Where's the hope? The other day I was on the screened in porch when I noticed a nemesis—a large and especially ugly fly had found its way into the porch. I was advancing with a rolled up newspaper, which was going to end badly with a hole in the screen and a fly unscathed. Meanwhile the fly had landed on the floor. Suddenly it began struggling and could not get off the floor. It had brushed the slightest wisp of a spider's filament and could not break free. Within a couple of seconds, a tiny gray, almost translucent spider appeared. The burly fly was four or five times the size of the spider. The spider began wrapping it in more filaments. When I brought Sally to witness this, a span of no more than two or three minutes, the fly was totally wrapped. The spider, with apologies to Gary Larson and one of his great cartoons, was going to eat like a king.

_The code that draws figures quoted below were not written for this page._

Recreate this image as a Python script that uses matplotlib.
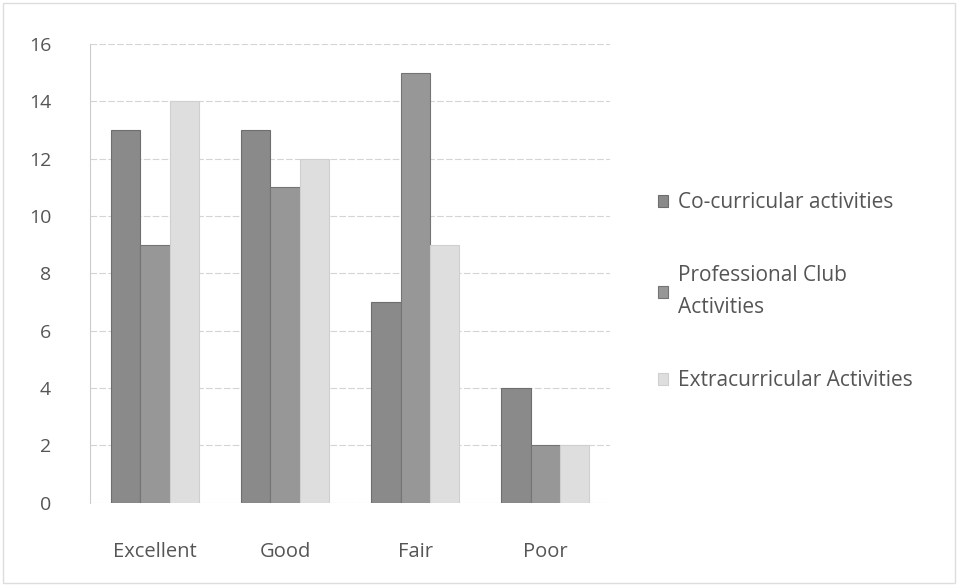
import numpy as np
import matplotlib.pyplot as plt

categories = ['Excellent', 'Good', 'Fair', 'Poor']
series_names = ['Co-curricular activities', 'Professional Club\nActivities', 'Extracurricular Activities']
co_curricular = [13, 13, 7, 4]
professional = [9, 11, 15, 2]
extracurricular = [14, 12, 9, 2]

plt.rcParams['font.family'] = ['Open Sans', 'DejaVu Sans']

fig = plt.figure(figsize=(9.58, 5.86), dpi=100)
ax = fig.add_axes([0.094, 0.142, 0.543, 0.783])

x = np.arange(len(categories))
w = 0.225
colors = ['#8a8a8a', '#979797', '#dedede']
edges = ['#6e6e6e', '#747474', '#cfcfcf']
for i, (vals, name) in enumerate(zip([co_curricular, professional, extracurricular], series_names)):
    ax.bar(x + (i - 1) * w, vals, w, color=colors[i], edgecolor=edges[i], linewidth=0.8,
           label=name, zorder=3)

ax.set_xlim(-0.5, 3.5)
ax.set_ylim(0, 16)
ax.set_yticks(range(0, 17, 2))
ax.set_xticks(x)
ax.set_xticklabels(categories)
ax.grid(axis='y', color='#d4d4d4', linewidth=0.8, linestyle=(0, (6, 2)), zorder=0)
for s in ['top', 'right', 'bottom']:
    ax.spines[s].set_visible(False)
ax.spines['left'].set_color('#cccccc')
ax.tick_params(axis='y', length=0, pad=28, labelsize=14, labelcolor='#555555')
ax.tick_params(axis='x', length=0, pad=28, labelsize=14.5, labelcolor='#555555')

leg = ax.legend(loc='center left', bbox_to_anchor=(1.055, 0.46), frameon=False,
                fontsize=15, labelspacing=2.5, handlelength=0.5, handleheight=0.5,
                handletextpad=0.5, labelcolor='#555555')
for t in leg.get_texts():
    t.set_linespacing(1.7)

# faint border around the chart
fig.patches.append(plt.Rectangle((0.003, 0.005), 0.994, 0.99, transform=fig.transFigure,
                                 fill=False, edgecolor='#dddddd', linewidth=1))

plt.savefig('out.png', dpi=100)
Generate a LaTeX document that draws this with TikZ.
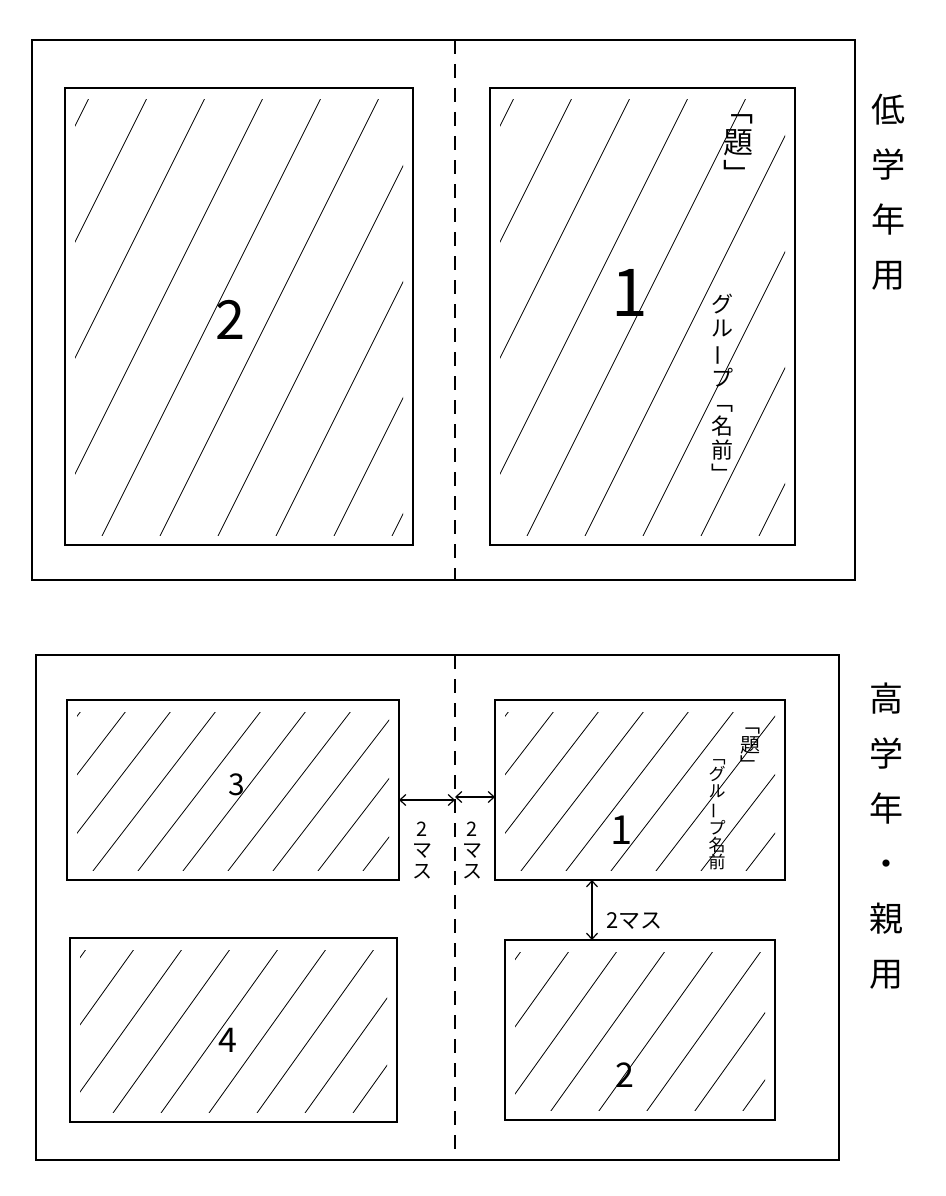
\documentclass[tikz,border=0pt]{standalone}
\usepackage{fontspec}
\setmainfont{Noto Sans CJK JP}
\usetikzlibrary{arrows.meta}
\tikzset{
  frame/.style={draw, line width=2.3pt, inner sep=0pt, outer sep=0pt},
  box/.style={draw, line width=2pt, inner sep=0pt, outer sep=0pt},
  hatchline/.style={line width=0.8pt},
  centerline/.style={line width=1.3pt, dash pattern=on 14pt off 10pt},
  dblarrow/.style={line width=1.2pt, {Straight Barb[length=6pt,width=11pt]}-{Straight Barb[length=6pt,width=11pt]}},
  biglabel/.style={align=center, inner sep=0pt, font=\fontsize{34}{55}\selectfont},
  num/.style={inner sep=0pt, font=\fontsize{#1}{#1}\selectfont},
  jp/.style={align=center, inner sep=0pt, font=\fontsize{#1}{#1}\selectfont},
}
\newcommand\hatchrect[6]{%
  \begin{scope}
    \clip (#1+10,#2+12) rectangle (#3-10,#4-10);
    \pgfmathsetmacro\hh{#4-#2}
    \pgfmathsetmacro\ddx{\hh/#6}
    \pgfmathsetmacro\sa{#1-\ddx+#5/2}
    \pgfmathsetmacro\sb{\sa+#5}
    \foreach \s in {\sa,\sb,...,#3} \draw[hatchline] (\s,#4) -- ++(\ddx,-\hh);
  \end{scope}}
\newcommand\vbar{\rotatebox[origin=c]{90}{ー}}
\begin{document}
\begin{tikzpicture}[x=1pt,y=-1pt]
\useasboundingbox (0,0) rectangle (945,1196);
\fill[white] (0,0) rectangle (945,1196);

% ---------- top sheet ----------
\node[frame, minimum width=823pt, minimum height=540pt] (F1) at (443.5,310) {};
\coordinate (cx) at (455,0);
\draw[centerline] (F1.north -| cx) -- (F1.south -| cx);

\hatchrect{65}{88}{413}{545}{58}{2.0}
\hatchrect{490}{88}{795}{545}{58}{2.0}
\node[box, minimum width=348pt, minimum height=457pt] (tl) at (239,316.5) {};
\node[box, minimum width=305pt, minimum height=457pt] (tr) at (642.5,316.5) {};

\node[num=54] (n2top) at (230,320) {2};
\node[num=66] (n1top) at (630,293) {1};
\node[jp=30, font=\fontsize{30}{32}\selectfont] (daitop) at (738,150) {﹁\\題\\﹂};
\node[jp=22, font=\fontsize{22}{24}\selectfont] (grptop) at (722,388) {グ\\ル\\\vbar\\プ\\﹁\\名\\前\\﹂};

\node[biglabel] (lowlabel) at (888,192) {低\\学\\年\\用};

% ---------- bottom sheet ----------
\node[frame, minimum width=803pt, minimum height=505pt] (F2) at (437.5,907.5) {};
\draw[centerline] (F2.north -| cx) -- (F2.south -| cx);

\hatchrect{67}{700}{399}{880}{45}{1.3}
\hatchrect{495}{700}{785}{880}{45}{1.3}
\hatchrect{70}{938}{397}{1122}{48}{1.4}
\hatchrect{505}{940}{775}{1120}{48}{1.4}
\node[box, minimum width=332pt, minimum height=180pt] (b3) at (233,790) {};
\node[box, minimum width=290pt, minimum height=180pt] (b1) at (640,790) {};
\node[box, minimum width=327pt, minimum height=184pt] (b4) at (233.5,1030) {};
\node[box, minimum width=270pt, minimum height=180pt] (b2) at (640,1030) {};

\node[num=30] (n3) at (237,785) {3};
\node[num=40] (n1) at (622,830) {1};
\node[num=34] (n4) at (228,1040) {4};
\node[num=34] (n2) at (625,1075) {2};

\node[jp=20, font=\fontsize{20}{20}\selectfont] (daibot) at (750,750) {﹁\\題\\﹂};
\node[jp=17, font=\fontsize{17}{17}\selectfont] (grpbot) at (717,815) {﹁\\グ\\ル\\\vbar\\プ\\名\\前};

% spacing arrows
\coordinate (ha) at (455,800);
\coordinate (hb) at (455,797);
\draw[dblarrow] (b3.east |- ha) -- (ha);
\draw[dblarrow] (hb) -- (b1.west |- hb);
\node[jp=20, font=\fontsize{20}{21}\selectfont] (m1) at (422,850) {2\\マ\\ス};
\node[jp=20, font=\fontsize{20}{21}\selectfont] (m2) at (472,850) {2\\マ\\ス};

\coordinate (va) at (592,0);
\draw[dblarrow] (b1.south -| va) -- (b2.north -| va);
\node[jp=22, anchor=west] (m3) at (606,921) {2マス};

\node[biglabel] (highlabel) at (886,836) {高\\学\\年\\・\\親\\用};
\end{tikzpicture}
\end{document}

So this fable of the Big Fly and the Tiny Spider (it really, really did happen) for me means that we conservationists and environmentalists face huge problems: the changed climate. loss of habitat, pesticides, too many nitwit politicians and more. But if we keep working and nimbly seize every opportunity we have we can take the Big Flies on. For Madison Audubon that means we beat the lawsuit filed by the conservation law firm and big developers to overturn the local protection we won for birds (read more). We seize every reasonable opportunity to expand our sanctuaries and provide more habitat. We work with other local and regional conservation organizations to those same ends. We make sure that conservation and essential programs like Stewardship are part of every Wisconsin political campaign.

Taking care of a monarch. Photo by Michael Anderson

Taking care of a monarch. Photo by Michael Anderson

We can't have a Madison Audubon blogger 20 years from now lamenting the extinction of the monarch butterfly or any of our endangered, threatened, or rare species. Let's do whatever we can, whenever we can to make sure that doesn't happen.